*Given problem*: Your task is to write out only the lines running from the line with "Generate a Python" to the line with "import plotly.graph_objects as go", both ends kept, with no images.

[Data extracted from a collection]
===============
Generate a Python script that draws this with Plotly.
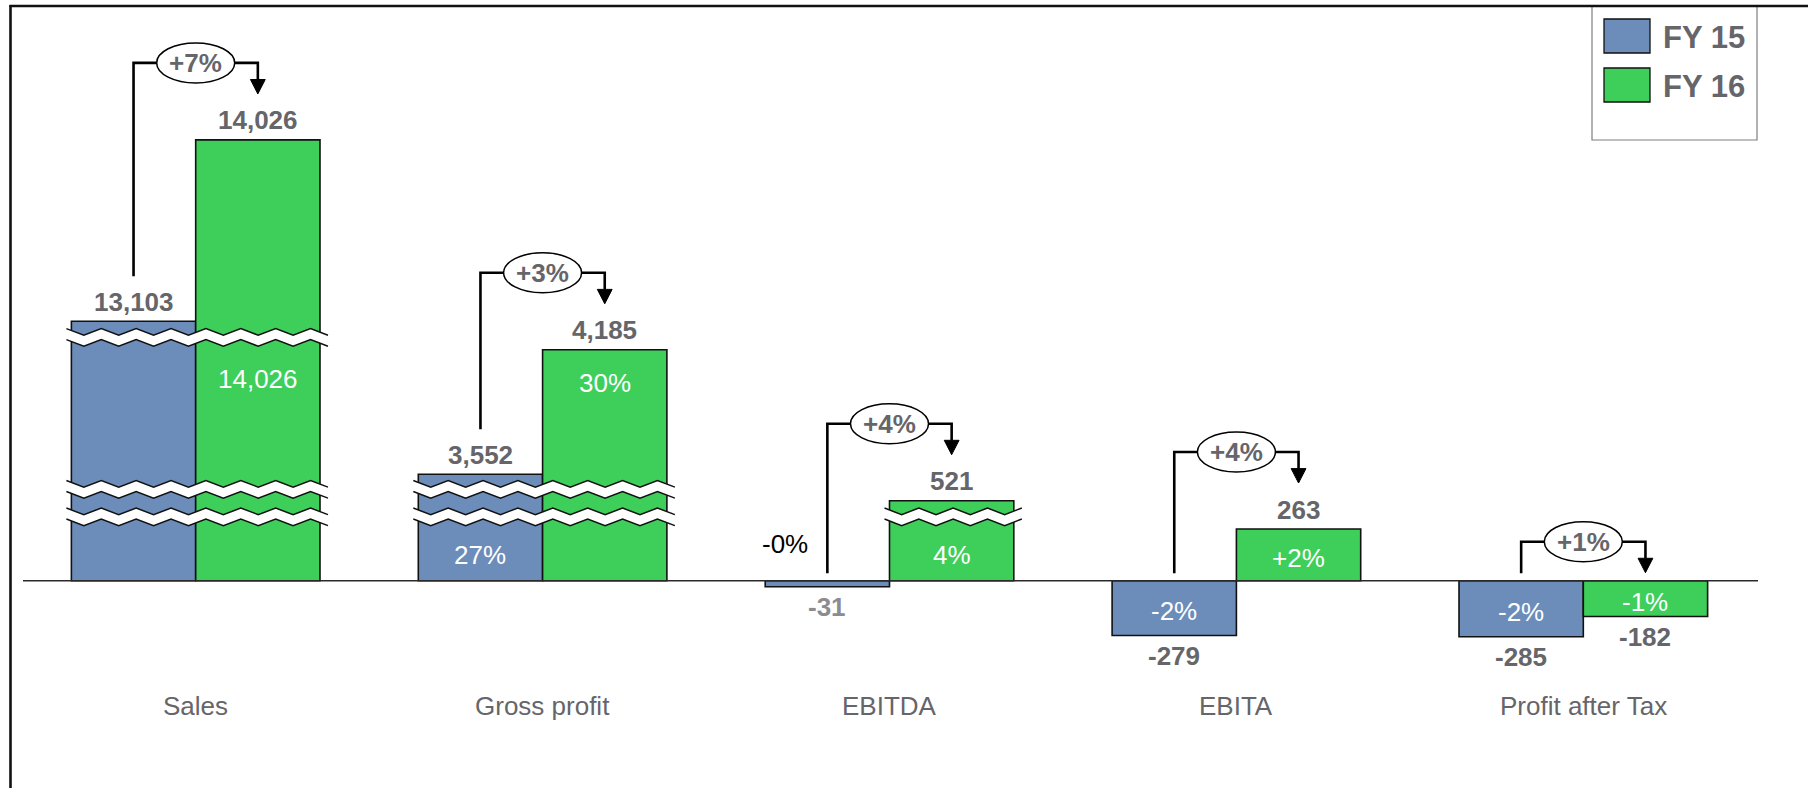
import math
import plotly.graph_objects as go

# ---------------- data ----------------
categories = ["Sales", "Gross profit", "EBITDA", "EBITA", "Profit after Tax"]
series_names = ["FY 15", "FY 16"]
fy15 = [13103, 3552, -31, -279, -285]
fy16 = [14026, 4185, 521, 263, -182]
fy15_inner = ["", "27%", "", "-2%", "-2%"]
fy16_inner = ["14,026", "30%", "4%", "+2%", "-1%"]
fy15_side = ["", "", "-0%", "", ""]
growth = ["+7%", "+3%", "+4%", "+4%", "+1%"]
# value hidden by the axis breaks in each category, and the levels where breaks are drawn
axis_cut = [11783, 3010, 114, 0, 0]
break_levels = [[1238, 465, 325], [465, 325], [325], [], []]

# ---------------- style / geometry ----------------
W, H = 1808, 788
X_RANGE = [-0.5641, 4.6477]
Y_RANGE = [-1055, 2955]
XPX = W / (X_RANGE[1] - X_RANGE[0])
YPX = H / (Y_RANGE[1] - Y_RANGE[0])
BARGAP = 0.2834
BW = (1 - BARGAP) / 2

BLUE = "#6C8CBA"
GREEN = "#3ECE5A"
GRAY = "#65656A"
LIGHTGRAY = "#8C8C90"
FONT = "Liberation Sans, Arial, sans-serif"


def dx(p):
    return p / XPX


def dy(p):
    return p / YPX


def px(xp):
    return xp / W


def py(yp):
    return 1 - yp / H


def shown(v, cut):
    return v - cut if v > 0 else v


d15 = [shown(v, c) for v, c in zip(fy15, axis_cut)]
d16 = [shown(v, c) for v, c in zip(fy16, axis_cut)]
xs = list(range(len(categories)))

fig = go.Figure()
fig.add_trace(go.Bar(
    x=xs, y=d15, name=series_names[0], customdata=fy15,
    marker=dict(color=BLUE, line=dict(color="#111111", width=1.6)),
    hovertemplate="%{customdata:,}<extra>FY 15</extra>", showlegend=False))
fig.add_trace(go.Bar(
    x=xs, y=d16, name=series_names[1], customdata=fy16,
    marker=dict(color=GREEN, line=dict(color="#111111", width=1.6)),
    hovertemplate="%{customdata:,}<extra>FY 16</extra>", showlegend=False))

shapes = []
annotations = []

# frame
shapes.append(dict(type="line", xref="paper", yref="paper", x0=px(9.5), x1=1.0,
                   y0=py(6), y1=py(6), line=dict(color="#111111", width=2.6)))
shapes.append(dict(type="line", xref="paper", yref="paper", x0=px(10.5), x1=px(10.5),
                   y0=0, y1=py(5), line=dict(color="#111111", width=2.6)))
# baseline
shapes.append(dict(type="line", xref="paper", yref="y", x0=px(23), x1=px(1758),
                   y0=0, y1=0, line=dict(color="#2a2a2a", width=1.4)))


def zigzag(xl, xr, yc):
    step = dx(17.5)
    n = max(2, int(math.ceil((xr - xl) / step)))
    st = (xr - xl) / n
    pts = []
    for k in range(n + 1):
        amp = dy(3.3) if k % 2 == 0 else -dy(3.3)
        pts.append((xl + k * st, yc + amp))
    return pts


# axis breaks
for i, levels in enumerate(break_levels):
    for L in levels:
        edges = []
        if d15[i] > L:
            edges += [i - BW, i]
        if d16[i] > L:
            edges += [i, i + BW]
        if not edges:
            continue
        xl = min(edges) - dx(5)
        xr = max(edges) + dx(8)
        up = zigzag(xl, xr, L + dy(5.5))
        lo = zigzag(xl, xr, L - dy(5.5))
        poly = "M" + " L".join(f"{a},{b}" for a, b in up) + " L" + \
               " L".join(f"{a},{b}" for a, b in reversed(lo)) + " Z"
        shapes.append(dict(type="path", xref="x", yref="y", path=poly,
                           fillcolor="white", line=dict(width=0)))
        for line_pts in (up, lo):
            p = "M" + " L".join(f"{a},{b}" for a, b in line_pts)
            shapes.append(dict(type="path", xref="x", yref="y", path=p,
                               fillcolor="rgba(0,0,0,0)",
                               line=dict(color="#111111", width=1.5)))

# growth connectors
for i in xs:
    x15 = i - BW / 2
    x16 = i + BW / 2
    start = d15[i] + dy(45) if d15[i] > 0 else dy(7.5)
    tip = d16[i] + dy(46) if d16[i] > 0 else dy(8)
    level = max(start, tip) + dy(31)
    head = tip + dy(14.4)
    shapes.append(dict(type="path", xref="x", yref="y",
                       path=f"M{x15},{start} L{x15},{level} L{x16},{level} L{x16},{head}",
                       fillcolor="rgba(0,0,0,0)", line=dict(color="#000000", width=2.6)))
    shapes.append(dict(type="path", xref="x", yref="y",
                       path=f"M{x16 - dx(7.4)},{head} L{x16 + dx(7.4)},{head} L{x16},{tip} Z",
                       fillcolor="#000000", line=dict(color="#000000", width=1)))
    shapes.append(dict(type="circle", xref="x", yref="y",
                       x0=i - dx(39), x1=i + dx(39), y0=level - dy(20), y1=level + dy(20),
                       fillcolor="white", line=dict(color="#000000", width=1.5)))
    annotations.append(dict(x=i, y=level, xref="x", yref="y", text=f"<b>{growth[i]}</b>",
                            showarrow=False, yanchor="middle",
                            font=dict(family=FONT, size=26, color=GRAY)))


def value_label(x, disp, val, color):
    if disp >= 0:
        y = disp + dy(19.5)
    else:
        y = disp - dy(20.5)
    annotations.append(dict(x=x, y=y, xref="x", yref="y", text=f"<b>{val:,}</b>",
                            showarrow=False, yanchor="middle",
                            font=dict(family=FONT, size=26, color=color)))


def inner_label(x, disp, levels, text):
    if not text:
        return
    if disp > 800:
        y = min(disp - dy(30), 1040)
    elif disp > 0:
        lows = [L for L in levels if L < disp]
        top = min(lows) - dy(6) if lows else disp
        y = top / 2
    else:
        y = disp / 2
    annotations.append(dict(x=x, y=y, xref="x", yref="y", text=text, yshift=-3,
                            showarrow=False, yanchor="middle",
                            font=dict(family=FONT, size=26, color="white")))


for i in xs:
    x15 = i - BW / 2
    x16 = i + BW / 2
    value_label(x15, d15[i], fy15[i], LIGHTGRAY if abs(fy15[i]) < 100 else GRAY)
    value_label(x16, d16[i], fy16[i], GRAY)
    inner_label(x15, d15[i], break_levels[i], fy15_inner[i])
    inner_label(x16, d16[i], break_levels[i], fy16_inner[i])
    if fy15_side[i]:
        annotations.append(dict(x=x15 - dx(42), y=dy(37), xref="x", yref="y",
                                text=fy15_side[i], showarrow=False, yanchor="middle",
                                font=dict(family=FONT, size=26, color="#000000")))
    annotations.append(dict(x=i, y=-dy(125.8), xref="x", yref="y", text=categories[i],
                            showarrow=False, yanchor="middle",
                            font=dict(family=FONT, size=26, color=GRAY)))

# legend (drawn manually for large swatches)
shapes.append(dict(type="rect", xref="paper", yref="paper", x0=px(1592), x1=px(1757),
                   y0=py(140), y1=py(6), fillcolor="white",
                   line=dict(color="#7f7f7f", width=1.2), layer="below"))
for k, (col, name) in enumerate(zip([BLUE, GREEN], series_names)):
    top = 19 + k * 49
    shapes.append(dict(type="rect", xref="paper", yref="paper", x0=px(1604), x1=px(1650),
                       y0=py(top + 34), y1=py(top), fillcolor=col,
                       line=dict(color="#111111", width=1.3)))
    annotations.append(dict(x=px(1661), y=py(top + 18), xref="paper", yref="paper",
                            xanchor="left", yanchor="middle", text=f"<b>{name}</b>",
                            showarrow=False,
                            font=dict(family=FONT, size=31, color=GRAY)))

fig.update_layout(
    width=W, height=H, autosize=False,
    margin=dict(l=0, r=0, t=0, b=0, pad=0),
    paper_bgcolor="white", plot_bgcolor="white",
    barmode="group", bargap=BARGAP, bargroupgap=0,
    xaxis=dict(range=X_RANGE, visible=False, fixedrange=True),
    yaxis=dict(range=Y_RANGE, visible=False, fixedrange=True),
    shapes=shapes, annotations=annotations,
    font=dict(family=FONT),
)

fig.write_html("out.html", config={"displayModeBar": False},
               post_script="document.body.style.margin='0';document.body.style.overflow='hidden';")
===============
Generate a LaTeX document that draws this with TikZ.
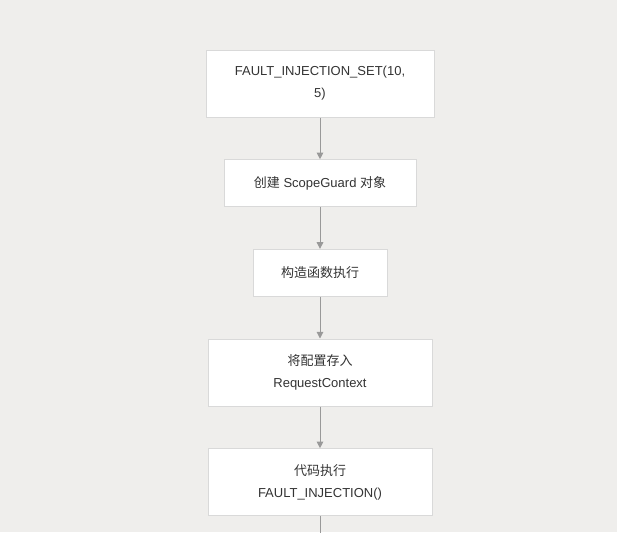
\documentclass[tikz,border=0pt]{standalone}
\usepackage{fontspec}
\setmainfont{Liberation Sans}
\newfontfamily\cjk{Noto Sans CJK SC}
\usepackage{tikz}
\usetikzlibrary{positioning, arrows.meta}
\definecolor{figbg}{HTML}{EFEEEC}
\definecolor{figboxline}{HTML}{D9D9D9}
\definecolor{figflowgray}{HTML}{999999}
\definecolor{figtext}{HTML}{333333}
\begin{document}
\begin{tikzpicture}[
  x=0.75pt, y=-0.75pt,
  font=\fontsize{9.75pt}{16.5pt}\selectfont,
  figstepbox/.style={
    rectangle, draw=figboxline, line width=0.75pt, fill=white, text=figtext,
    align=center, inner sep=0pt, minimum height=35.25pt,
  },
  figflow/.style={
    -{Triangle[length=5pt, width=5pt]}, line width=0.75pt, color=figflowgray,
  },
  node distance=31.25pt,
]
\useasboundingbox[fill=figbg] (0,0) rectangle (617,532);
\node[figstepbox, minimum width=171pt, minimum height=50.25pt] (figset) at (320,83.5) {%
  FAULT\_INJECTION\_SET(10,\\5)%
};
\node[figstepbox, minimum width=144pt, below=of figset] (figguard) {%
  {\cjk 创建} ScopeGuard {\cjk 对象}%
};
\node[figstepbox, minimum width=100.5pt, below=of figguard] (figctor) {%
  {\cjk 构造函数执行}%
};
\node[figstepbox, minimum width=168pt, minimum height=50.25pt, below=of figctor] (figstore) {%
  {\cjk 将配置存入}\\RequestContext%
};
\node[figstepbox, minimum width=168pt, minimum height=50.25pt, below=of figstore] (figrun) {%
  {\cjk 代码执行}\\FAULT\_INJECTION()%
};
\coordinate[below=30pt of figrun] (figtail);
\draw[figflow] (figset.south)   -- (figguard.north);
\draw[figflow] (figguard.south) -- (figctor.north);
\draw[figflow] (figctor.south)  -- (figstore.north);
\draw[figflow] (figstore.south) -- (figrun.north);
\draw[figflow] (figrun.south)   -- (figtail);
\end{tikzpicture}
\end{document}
===============
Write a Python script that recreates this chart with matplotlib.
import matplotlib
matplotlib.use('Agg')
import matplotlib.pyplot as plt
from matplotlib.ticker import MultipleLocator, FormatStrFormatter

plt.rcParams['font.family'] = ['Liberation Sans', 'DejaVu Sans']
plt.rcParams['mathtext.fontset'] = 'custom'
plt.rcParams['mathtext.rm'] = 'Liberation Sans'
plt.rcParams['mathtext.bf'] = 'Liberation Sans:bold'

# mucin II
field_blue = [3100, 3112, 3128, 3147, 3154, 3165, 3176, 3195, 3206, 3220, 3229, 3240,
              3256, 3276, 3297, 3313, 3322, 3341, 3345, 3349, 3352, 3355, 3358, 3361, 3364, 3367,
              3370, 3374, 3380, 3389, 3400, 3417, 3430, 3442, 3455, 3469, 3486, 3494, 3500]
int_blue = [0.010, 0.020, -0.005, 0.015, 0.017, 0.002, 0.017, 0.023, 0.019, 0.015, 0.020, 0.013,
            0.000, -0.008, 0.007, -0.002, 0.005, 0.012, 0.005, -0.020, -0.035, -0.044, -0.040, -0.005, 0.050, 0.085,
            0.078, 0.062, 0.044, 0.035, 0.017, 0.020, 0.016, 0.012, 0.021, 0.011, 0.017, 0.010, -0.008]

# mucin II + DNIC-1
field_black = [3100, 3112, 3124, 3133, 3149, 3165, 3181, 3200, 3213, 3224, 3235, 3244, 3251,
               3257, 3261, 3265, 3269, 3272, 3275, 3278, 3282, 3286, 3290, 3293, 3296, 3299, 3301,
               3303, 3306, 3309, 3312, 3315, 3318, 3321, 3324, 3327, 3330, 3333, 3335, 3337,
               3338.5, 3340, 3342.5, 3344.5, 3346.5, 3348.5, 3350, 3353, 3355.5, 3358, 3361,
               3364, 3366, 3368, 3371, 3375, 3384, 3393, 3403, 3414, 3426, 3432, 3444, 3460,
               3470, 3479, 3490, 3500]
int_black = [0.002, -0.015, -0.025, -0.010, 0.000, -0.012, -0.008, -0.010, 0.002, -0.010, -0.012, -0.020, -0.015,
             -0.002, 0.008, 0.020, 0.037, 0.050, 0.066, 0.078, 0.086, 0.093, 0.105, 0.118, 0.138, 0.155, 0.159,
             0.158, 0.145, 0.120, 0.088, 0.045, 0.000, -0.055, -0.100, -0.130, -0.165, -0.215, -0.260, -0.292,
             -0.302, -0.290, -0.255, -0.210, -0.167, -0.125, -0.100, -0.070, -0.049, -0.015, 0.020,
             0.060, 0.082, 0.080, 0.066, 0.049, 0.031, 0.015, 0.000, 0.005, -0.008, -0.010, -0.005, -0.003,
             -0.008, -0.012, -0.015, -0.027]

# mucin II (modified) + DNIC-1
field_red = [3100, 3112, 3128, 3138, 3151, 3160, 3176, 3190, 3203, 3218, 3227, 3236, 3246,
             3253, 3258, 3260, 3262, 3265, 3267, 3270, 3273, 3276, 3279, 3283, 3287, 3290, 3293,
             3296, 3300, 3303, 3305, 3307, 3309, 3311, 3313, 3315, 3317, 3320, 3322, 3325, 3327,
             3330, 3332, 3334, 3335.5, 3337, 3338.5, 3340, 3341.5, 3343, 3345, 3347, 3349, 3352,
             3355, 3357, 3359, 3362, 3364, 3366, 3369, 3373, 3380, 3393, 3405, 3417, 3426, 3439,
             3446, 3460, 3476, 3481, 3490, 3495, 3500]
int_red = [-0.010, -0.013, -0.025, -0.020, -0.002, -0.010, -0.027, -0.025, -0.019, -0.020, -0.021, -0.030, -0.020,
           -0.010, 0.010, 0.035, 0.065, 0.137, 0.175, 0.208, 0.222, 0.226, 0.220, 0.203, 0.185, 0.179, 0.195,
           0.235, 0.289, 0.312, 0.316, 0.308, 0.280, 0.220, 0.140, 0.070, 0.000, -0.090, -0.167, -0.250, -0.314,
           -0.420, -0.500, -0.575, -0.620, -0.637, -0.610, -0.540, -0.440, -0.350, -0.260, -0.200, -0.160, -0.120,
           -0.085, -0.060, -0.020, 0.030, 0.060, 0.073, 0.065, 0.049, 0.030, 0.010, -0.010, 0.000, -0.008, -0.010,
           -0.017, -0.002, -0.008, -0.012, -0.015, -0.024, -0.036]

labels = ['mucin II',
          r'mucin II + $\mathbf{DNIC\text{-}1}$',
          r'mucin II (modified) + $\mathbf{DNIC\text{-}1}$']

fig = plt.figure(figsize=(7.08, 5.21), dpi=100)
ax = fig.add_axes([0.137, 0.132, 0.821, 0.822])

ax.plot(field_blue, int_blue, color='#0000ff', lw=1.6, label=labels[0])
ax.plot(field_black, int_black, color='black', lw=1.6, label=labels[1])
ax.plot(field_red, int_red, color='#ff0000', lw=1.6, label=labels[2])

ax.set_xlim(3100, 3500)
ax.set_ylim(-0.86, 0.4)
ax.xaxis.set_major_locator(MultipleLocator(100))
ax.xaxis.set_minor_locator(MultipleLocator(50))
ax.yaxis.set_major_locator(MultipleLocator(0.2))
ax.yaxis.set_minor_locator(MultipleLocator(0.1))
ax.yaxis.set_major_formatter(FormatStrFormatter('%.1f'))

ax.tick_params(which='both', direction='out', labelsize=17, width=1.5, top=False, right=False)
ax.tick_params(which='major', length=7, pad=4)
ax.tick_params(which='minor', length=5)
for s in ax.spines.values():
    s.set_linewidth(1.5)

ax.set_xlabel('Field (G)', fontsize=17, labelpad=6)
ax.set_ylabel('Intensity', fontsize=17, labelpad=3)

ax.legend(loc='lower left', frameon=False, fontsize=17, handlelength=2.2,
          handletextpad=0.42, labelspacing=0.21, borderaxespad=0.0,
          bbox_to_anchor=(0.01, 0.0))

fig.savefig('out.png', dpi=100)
===============
*Result*:
Generate a Python script that draws this with Plotly.
import math
import plotly.graph_objects as go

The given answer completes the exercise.